Many years ago, in place of cinemas, there were video clubs.
The film rental service was once a thriving business in Nigeria, not just for the seller, but also for the buyer.
With as little as 100 naira, a movie aficionado could rent the latest Nollywood movie from the countless video clubs that existed, rather than purchase at a more expensive rate from a standard shop.
These home videos, which went from being on VHS (Video Home System) to being on VCD, were watched by individuals, who would, in turn shared or exchanged with their relatives, neighbours and friends.
The level of Nollywood penetration in households was satisfactorily high, making it easy for the industry to create actors who became and have remained household names.
Joining a rental club was easy. An aspiring member only had to register with a certain amount, after which they became eligible to rent movies for as cheap as 100 naira.
There was a time frame attached to each rental and failure to meet the deadline always attracted a fine.
To start off the business, one was required to register with the Video Rental Operators Association of Nigeria, to avoid being harassed by a task force.
Unfortunately, most video clubs weren't registered, as they were constantly raided by the task force and their cassettes confiscated.

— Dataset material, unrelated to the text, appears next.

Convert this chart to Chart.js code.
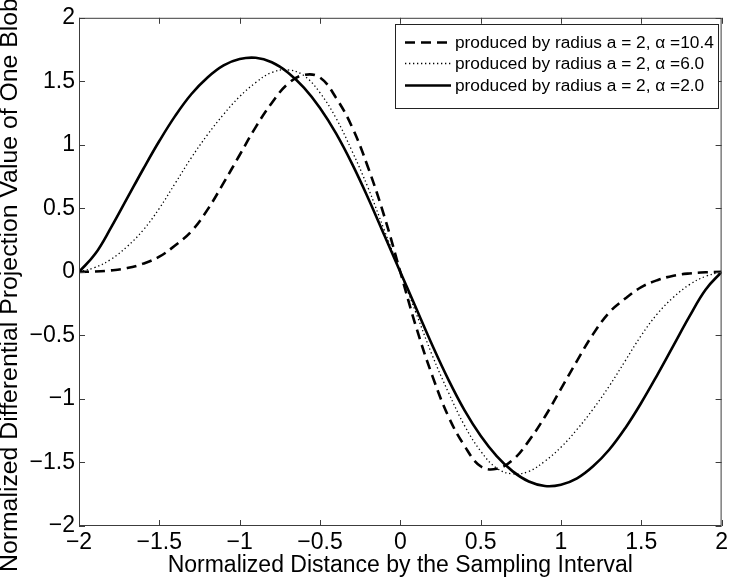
<!DOCTYPE html>
<html>
<head>
<meta charset="utf-8">
<script src="https://cdn.jsdelivr.net/npm/chart.js@4.4.0/dist/chart.umd.min.js"></script>
<style>
  html, body { margin: 0; padding: 0; background: #fff; }
  #wrap { width: 731px; height: 580px; }
</style>
</head>
<body>
<div id="wrap"><canvas id="blobChart" width="731" height="580"></canvas></div>
<script>
// x positions (normalized distance), step 0.1
const xValues = [-2.0, -1.9, -1.8, -1.7, -1.6, -1.5, -1.4, -1.3, -1.2, -1.1, -1.0,
                 -0.9, -0.8, -0.7, -0.6, -0.5, -0.4, -0.3, -0.2, -0.1, 0.0,
                 0.1, 0.2, 0.3, 0.4, 0.5, 0.6, 0.7, 0.8, 0.9, 1.0,
                 1.1, 1.2, 1.3, 1.4, 1.5, 1.6, 1.7, 1.8, 1.9, 2.0];

// alpha = 10.4 (dashed)
const alpha104 = [0, 0.003, 0.012, 0.03, 0.065, 0.12, 0.21, 0.32, 0.49, 0.70, 0.92,
                  1.14, 1.33, 1.48, 1.55, 1.53, 1.37, 1.14, 0.82, 0.44, 0,
                  -0.44, -0.82, -1.14, -1.37, -1.53, -1.55, -1.48, -1.33, -1.14, -0.92,
                  -0.70, -0.49, -0.32, -0.21, -0.12, -0.065, -0.03, -0.012, -0.003, 0];

// alpha = 6.0 (dotted)
const alpha60 = [0, 0.035, 0.10, 0.20, 0.33, 0.50, 0.70, 0.90, 1.08, 1.24, 1.38,
                 1.49, 1.57, 1.59, 1.545, 1.41, 1.21, 0.95, 0.66, 0.33, 0,
                 -0.33, -0.66, -0.95, -1.21, -1.41, -1.545, -1.59, -1.57, -1.49, -1.38,
                 -1.24, -1.08, -0.90, -0.70, -0.50, -0.33, -0.20, -0.10, -0.035, 0];

// alpha = 2.0 (solid)
const alpha20 = [0, 0.14, 0.35, 0.58, 0.81, 1.03, 1.23, 1.40, 1.53, 1.625, 1.675,
                 1.685, 1.65, 1.57, 1.45, 1.29, 1.09, 0.85, 0.58, 0.29, 0,
                 -0.29, -0.58, -0.85, -1.09, -1.29, -1.45, -1.57, -1.65, -1.685, -1.675,
                 -1.625, -1.53, -1.40, -1.23, -1.03, -0.81, -0.58, -0.35, -0.14, 0];

const seriesLabels = [
    'produced by radius a = 2, \u03b1 =10.4',
    'produced by radius a = 2, \u03b1 =6.0',
    'produced by radius a = 2, \u03b1 =2.0'
];
const tickValues = [-2, -1.5, -1, -0.5, 0, 0.5, 1, 1.5, 2];
const xTitle = 'Normalized Distance by the Sampling Interval';
const yTitle = 'Normalized Differential Projection Value of One Blob';

const FONT = 'Liberation Sans, Arial, Helvetica, sans-serif';

function fmtTick(v) {
    return String(v).replace('-', '\u2212');
}

function toPoints(arr) {
    return xValues.map((x, i) => ({ x: x, y: arr[i] }));
}

// MATLAB-style box with inward ticks, y label, and the legend box
const framePlugin = {
    id: 'frame',
    afterDraw(chart) {
        const ctx = chart.ctx;
        const a = chart.chartArea;
        const xs = chart.scales.x, ys = chart.scales.y;
        ctx.save();
        ctx.strokeStyle = '#3c3c3c';
        ctx.lineWidth = 1;
        ctx.strokeRect(a.left + 0.5, a.top + 0.5, a.right - a.left - 1, a.bottom - a.top - 1);
        ctx.beginPath();
        tickValues.forEach(v => {
            const px = Math.round(xs.getPixelForValue(v)) + 0.5;
            ctx.moveTo(px, a.bottom); ctx.lineTo(px, a.bottom - 6);
            ctx.moveTo(px, a.top); ctx.lineTo(px, a.top + 6);
            const py = Math.round(ys.getPixelForValue(v)) + 0.5;
            ctx.moveTo(a.left, py); ctx.lineTo(a.left + 6, py);
            ctx.moveTo(a.right, py); ctx.lineTo(a.right - 6, py);
        });
        ctx.stroke();

        // y label (runs a bit past the axes, as in the original)
        ctx.save();
        ctx.translate(17, 572);
        ctx.rotate(-Math.PI / 2);
        ctx.fillStyle = '#000';
        ctx.font = '24.8px ' + FONT;
        ctx.textAlign = 'left';
        ctx.textBaseline = 'alphabetic';
        ctx.fillText(yTitle, 0, 0);
        ctx.restore();

        // legend
        const lx = 395, ly = 24, lw = 323, lh = 84;
        ctx.fillStyle = '#fff';
        ctx.fillRect(lx, ly, lw, lh);
        ctx.strokeStyle = '#222';
        ctx.strokeRect(lx + 0.5, ly + 0.5, lw, lh);
        const rows = [42, 63, 85];
        chart.data.datasets.forEach((ds, i) => {
            ctx.save();
            ctx.strokeStyle = ds.borderColor;
            ctx.lineWidth = ds.borderWidth;
            ctx.setLineDash(ds.borderDash || []);
            ctx.beginPath();
            ctx.moveTo(405, rows[i] + 0.5);
            ctx.lineTo(451, rows[i] + 0.5);
            ctx.stroke();
            ctx.restore();
            ctx.fillStyle = '#000';
            ctx.font = '17.3px ' + FONT;
            ctx.textBaseline = 'middle';
            ctx.textAlign = 'left';
            ctx.fillText(ds.label, 455, rows[i] + 1);
        });
        ctx.restore();
    }
};

new Chart(document.getElementById('blobChart'), {
    type: 'line',
    data: {
        datasets: [
            {
                label: seriesLabels[0],
                data: toPoints(alpha104),
                borderColor: '#000',
                borderWidth: 2.6,
                borderDash: [10, 6],
                pointRadius: 0,
                tension: 0.4
            },
            {
                label: seriesLabels[1],
                data: toPoints(alpha60),
                borderColor: '#000',
                borderWidth: 1.3,
                borderDash: [1.3, 2.7],
                pointRadius: 0,
                tension: 0.4
            },
            {
                label: seriesLabels[2],
                data: toPoints(alpha20),
                borderColor: '#000',
                borderWidth: 2.6,
                pointRadius: 0,
                tension: 0.4
            }
        ]
    },
    options: {
        responsive: false,
        animation: false,
        devicePixelRatio: 1,
        layout: { padding: { top: 15, right: 6, left: 0, bottom: 0 }, autoPadding: false },
        plugins: { legend: { display: false }, tooltip: { enabled: false } },
        scales: {
            x: {
                type: 'linear',
                min: -2, max: 2,
                afterBuildTicks: s => { s.ticks = tickValues.map(v => ({ value: v })); },
                afterFit: s => { s.height = 54; },
                grid: { display: false, drawTicks: false },
                border: { display: false },
                ticks: {
                    color: '#000',
                    font: { family: FONT, size: 23 },
                    padding: 3,
                    maxRotation: 0,
                    autoSkip: false,
                    callback: v => fmtTick(v)
                },
                title: {
                    display: true,
                    text: xTitle,
                    color: '#000',
                    font: { family: FONT, size: 23, lineHeight: 1 },
                    padding: { top: 0, bottom: 3 }
                }
            },
            y: {
                type: 'linear',
                min: -2, max: 2,
                afterBuildTicks: s => { s.ticks = tickValues.map(v => ({ value: v })); },
                afterFit: s => { s.width = 79; },
                grid: { display: false, drawTicks: false },
                border: { display: false },
                ticks: {
                    color: '#000',
                    font: { family: FONT, size: 23 },
                    padding: 4,
                    autoSkip: false,
                    callback: v => fmtTick(v)
                },
                title: { display: false }
            }
        }
    },
    plugins: [framePlugin]
});
</script>
</body>
</html>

Gradually, with the advent of affordable cable packages and distribution system, the use of video clubs began to decline.
Also, the decline in quality of Nollywood movies in the mid 2000s, led to a drastic reduction in the number of Nigerians, who were interested in the industry and its content.
The video club rental operation was a system that seemed to be working. Sadly, the illegal existence of most clubs denied producers the financial profit they deserved.
It was simply an era that had to die for a better and more profitable Nollywood.
What do you remember about the home video clubs era?